Le conflit au Darfour, pour la gestion duquel le président du Soudan est poursuivi, a des racines anciennes et complexes. Il ne date pas de la prise de pouvoir de Omar El Bechir mais, avec son arrivée à la tête de l’Etat soudanais, les massacres ont pris dans cette région une dimension génocidaire. Fondé à l’origine sur l’opposition traditionnelle entre tribus pastorales et tribus d’agriculteurs, le conflit s’est amplifié pour des raisons démographiques, économiques et géopolitiques. Le Darfour, partie du Sahel, se situe à l’ouest du Soudan. A l’instar des autres provinces périphériques du pays, il  a souffert de la négligence continue des gouvernements qui se sont succédé à Khartoum, d’où son état de très faible développement. Au cours des deux dernières décennies, la population est passée de trois à six millions, accroissant plus encore les difficultés de vie de celle-ci. Mais du pétrole a été récemment découvert dans la région. Du coup, la province du Darfour, délaissée jusque-là par tous, est devenue l’objet des convoitises, nationales comme internationales. Lors de l’hiver 2003, les rebelles en lutte contre le pouvoir central sont montées au créneau. Omar El Bechir leur a alors livré une guerre sans pitié, menant une politique de la terre brûlée dans les zones où ils opèrent. Au cours de cette campagne, des villages entiers ont été rasés. En plus des bombardements de l’armée régulière, les habitants se sont retrouvés en proie à la furie de milices armées qui kidnappent, violent et tuent en toute impunité. Ces milices, les Janjawids, la CPI a acquis la certitude qu’elles étaient armées et instrumentalisées par le pouvoir central. La CPI a commencé tout d’abord par inculper en 2007 pour crimes de guerre et crimes contre l’humanité deux responsables soudanais, Ali Haroun, l’actuel ministre des affaires humanitaires, et Ali Kosheib, un des chefs de la milice pro-gouvernementale.  Mais Khartoum s’est toujours refusé à livrer les deux hommes. Après moult hésitations, la CPI a fini par inculper  le président lui-même pour les atrocités commises au cours de cette campagne militaire de 2003. La réponse de l’intéressé est que tout ceci n’est que manœuvre pour recoloniser le Soudan.

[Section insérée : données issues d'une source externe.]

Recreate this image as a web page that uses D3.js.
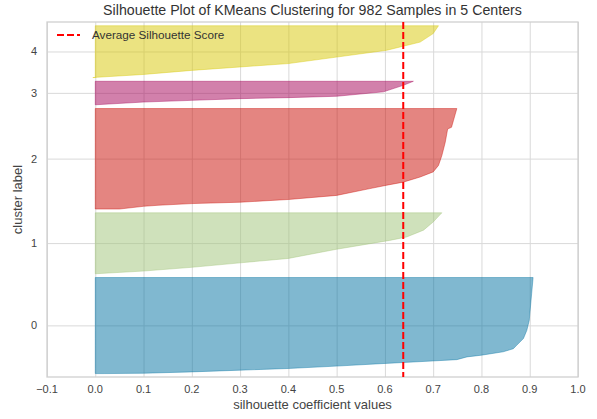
<!DOCTYPE html>
<html>
<head>
<meta charset="utf-8">
<script src="https://cdn.jsdelivr.net/npm/d3@7"></script>
<style>
  html, body { margin: 0; padding: 0; background: #ffffff; }
  svg { display: block; font-family: "Liberation Sans", Arial, sans-serif; }
</style>
</head>
<body>
<svg id="chart" width="597" height="419"></svg>
<script>
// ---- data ----
const title = "Silhouette Plot of KMeans Clustering for 982 Samples in 5 Centers";
const xLabel = "silhouette coefficient values";
const yLabel = "cluster label";
const legendLabel = "Average Silhouette Score";
const clusterLabels = [0, 1, 2, 3, 4];
const clusterSizes = [283, 180, 296, 70, 153];
const clusterColors = ["#0272a2", "#9fc377", "#ca0b03", "#a50258", "#d7c703"];
const averageScore = 0.638;
const xTicks = [-0.1, 0.0, 0.1, 0.2, 0.3, 0.4, 0.5, 0.6, 0.7, 0.8, 0.9, 1.0];

// silhouette outline of each cluster: [rank within sorted cluster, coefficient]
const profile0 = [[0,0.02],[1,0.10],[5,0.20],[10,0.30],[15,0.40],[22,0.50],[29,0.59],[37,0.698],[41,0.749],[49,0.77],[54,0.80],[64,0.845],[73,0.866],[83,0.873],[103,0.887],[127,0.894],[156,0.899],[235,0.904],[282,0.907]];
const profile1 = [[0,0.0],[8,0.10],[19,0.20],[32,0.30],[45,0.40],[72,0.50],[98,0.61],[108,0.645],[128,0.68],[152,0.70],[170,0.712],[179,0.718]];
const profile2 = [[0,0.05],[8,0.10],[11,0.13],[16,0.20],[20,0.30],[28,0.40],[40,0.50],[60,0.569],[70,0.604],[79,0.638],[94,0.673],[109,0.70],[128,0.711],[157,0.718],[196,0.725],[235,0.73],[240,0.738],[260,0.742],[295,0.749]];
const profile3 = [[0,0.0],[8,0.10],[13,0.20],[18,0.30],[21,0.40],[25,0.50],[38,0.597],[57,0.638],[69,0.659]];
const profile4 = [[0,-0.005],[9,0.10],[21,0.20],[31,0.30],[41,0.40],[60,0.50],[80,0.604],[92,0.638],[104,0.673],[129,0.70],[152,0.711]];
const profiles = [profile0, profile1, profile2, profile3, profile4];

// ---- layout ----
const W = 597, H = 419;
const m = { left: 47, right: 19, top: 22, bottom: 42 };
const svg = d3.select("#chart");

// y positions following the silhouette layout (10-sample gaps)
const lowers = [];
let yl = 10;
clusterSizes.forEach(n => { lowers.push(yl); yl += n + 10; });
const yMax = d3.sum(clusterSizes) + (clusterSizes.length + 1) * 10;

const x = d3.scaleLinear().domain([-0.1, 1.0]).range([m.left, W - m.right]);
const y = d3.scaleLinear().domain([0, yMax]).range([H - m.bottom, m.top]);

const textColor = "#444";
const gridColor = "#d9d9d9";

// grid
const g = svg.append("g");
g.append("g").attr("transform", `translate(0,${H - m.bottom})`)
  .call(d3.axisBottom(x).tickValues(xTicks).tickSize(-(H - m.top - m.bottom)).tickFormat(""))
  .call(s => s.select(".domain").remove())
  .call(s => s.selectAll("line").attr("stroke", gridColor).attr("stroke-width", 1));
const yTickVals = clusterSizes.map((n, i) => lowers[i] + 0.5 * n);
g.append("g").attr("transform", `translate(${m.left},0)`)
  .call(d3.axisLeft(y).tickValues(yTickVals).tickSize(-(W - m.left - m.right)).tickFormat(""))
  .call(s => s.select(".domain").remove())
  .call(s => s.selectAll("line").attr("stroke", gridColor).attr("stroke-width", 1));

// silhouettes
const area = d3.area()
  .x0(() => x(0))
  .x1(d => x(d[1]))
  .y(d => y(d.base + d[0]));
profiles.forEach((p, i) => {
  const pts = p.map(d => { const o = [d[0], d[1]]; o.base = lowers[i]; return o; });
  svg.append("path")
    .attr("d", area(pts))
    .attr("fill", clusterColors[i]).attr("fill-opacity", 0.5)
    .attr("stroke", clusterColors[i]).attr("stroke-opacity", 0.5).attr("stroke-width", 0.8);
});

// frame
svg.append("rect")
  .attr("x", m.left).attr("y", m.top)
  .attr("width", W - m.left - m.right).attr("height", H - m.top - m.bottom)
  .attr("fill", "none").attr("stroke", "#d0d0d0").attr("stroke-width", 1.3);

// average line
svg.append("line")
  .attr("x1", x(averageScore)).attr("x2", x(averageScore))
  .attr("y1", y(yMax)).attr("y2", y(0))
  .attr("stroke", "#ff0000").attr("stroke-width", 2).attr("stroke-dasharray", "7,3");

// tick labels
const fmt = d => (d < 0 ? "\u2212" : "") + Math.abs(d).toFixed(1);
svg.append("g").selectAll("text").data(xTicks).join("text")
  .attr("x", d => x(d)).attr("y", H - m.bottom + 16)
  .attr("text-anchor", "middle").attr("font-size", 11).attr("fill", textColor)
  .text(fmt);
svg.append("g").selectAll("text").data(clusterLabels).join("text")
  .attr("x", m.left - 10).attr("y", (d, i) => y(yTickVals[i]) + 4)
  .attr("text-anchor", "end").attr("font-size", 11).attr("fill", textColor)
  .text(d => d);

// titles
svg.append("text").attr("x", (m.left + W - m.right) / 2).attr("y", 14.5)
  .attr("text-anchor", "middle").attr("font-size", 14.2).attr("fill", "#333").text(title);
svg.append("text").attr("x", (m.left + W - m.right) / 2).attr("y", 409)
  .attr("text-anchor", "middle").attr("font-size", 13).attr("fill", textColor).text(xLabel);
svg.append("text")
  .attr("transform", `translate(22,${(m.top + H - m.bottom) / 2}) rotate(-90)`)
  .attr("text-anchor", "middle").attr("font-size", 13).attr("fill", textColor).text(yLabel);

// legend
svg.append("line").attr("x1", 57).attr("x2", 80).attr("y1", 35).attr("y2", 35)
  .attr("stroke", "#ff0000").attr("stroke-width", 2).attr("stroke-dasharray", "7,3");
svg.append("text").attr("x", 92).attr("y", 39).attr("font-size", 11.7).attr("fill", "#333").text(legendLabel);
</script>
</body>
</html>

Africains et Arabes dénoncent la partialité d’une justice internationale sélective. Pourquoi quatre Africains sont-ils actuellement poursuivis par la CPI alors que d’autres criminels vaquent tranquillement à leurs occupations,  s’interroge le président sénégalais ? Côté arabe, on ne peut, bien sûr, ne pas faire le parallèle avec les crimes impunis d’Israël en Palestine. Le conflit du Darfour a d’ailleurs souvent été utilisé par les pro-israéliens comme contre-feu à la question palestinienne. En pleine guerre de Gaza, Bernard- Henry Lévy multipliait les sorties médiatiques autour du Darfour. Maintenant, au-delà de l’instrumentalisation politique qui en est faite, dans cette région du monde, des centaines de milliers de personnes sont mortes et deux millions ont été contraints de fuir leurs maisons en raison de la répression et de la terreur exercées à leur encontre. Les Arabes, aussi affectés fussent-ils par le sort fait aux Palestiniens, ne peuvent en aucune façon dérouler le tapis rouge à l’homme responsable de ces atrocités. C’est tout simplement indécent. On ne peut vouloir la justice pour les siens et n’avoir qu’indifférence pour le sort inique fait à d’autres. De plus, il est temps de cesser de défendre les dictateurs sous prétexte que l’Occident veut leur peau pour des raisons expansionnistes. Un dictateur reste un dictateur, aussi «bon musulman» et «bon arabe» fût-il.